Dimensions, types of materials, orientations of the various
components, and the number and positions of the various components
described herein are intended to define parameters of certain
embodiments, and are by no means limiting and are merely exemplary
embodiments. Many other embodiments and modifications within the
spirit and scope of the claims will be apparent to those of skill
in the art upon reviewing the above description. The patentable
scope should, therefore, be determined with reference to the
appended claims, along with the full scope of equivalents to which
such claims are entitled.
[0058] As used in the description, the phrase "in an exemplary
embodiment" and the like means that the described embodiment is
just one example. The phrase is not intended to limit the inventive
subject matter to that embodiment. Other embodiments of the
inventive subject matter may not include the recited feature or
structure.
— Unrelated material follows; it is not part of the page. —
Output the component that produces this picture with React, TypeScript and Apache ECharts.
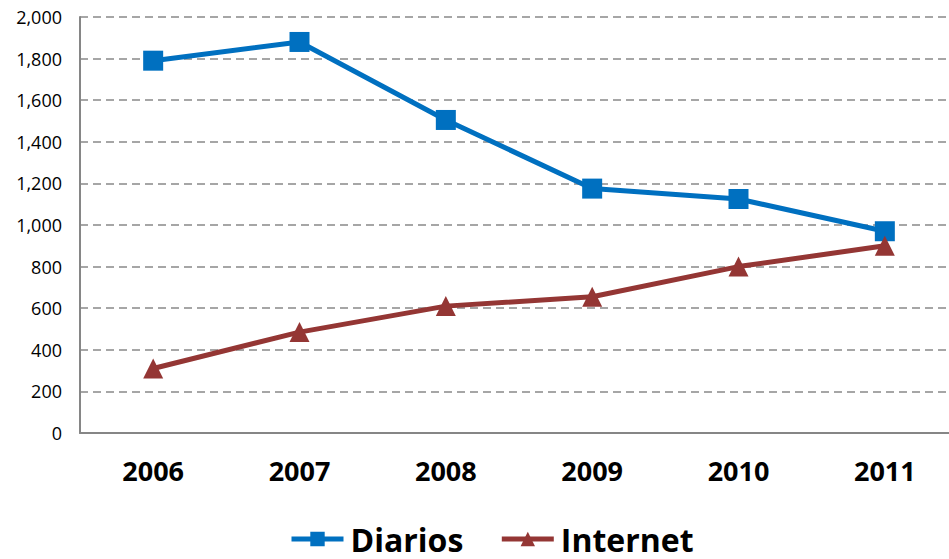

In the appended claims, the terms "including" and "in
which" are used as the plain-English equivalents of the respective
terms "comprising" and "wherein." Moreover, in the following
claims, the terms "first," "second," and "third," etc. are used
merely as labels, and are not intended to impose numerical
requirements on their objects. Further, the limitations of the
following claims are not written in means-plus-function format and
are not intended to be interpreted based on 35 U.S.C. .sctn.112(f),
unless and until such claim limitations expressly use the phrase
"means for" followed by a statement of function void of further
structure.
* * * * *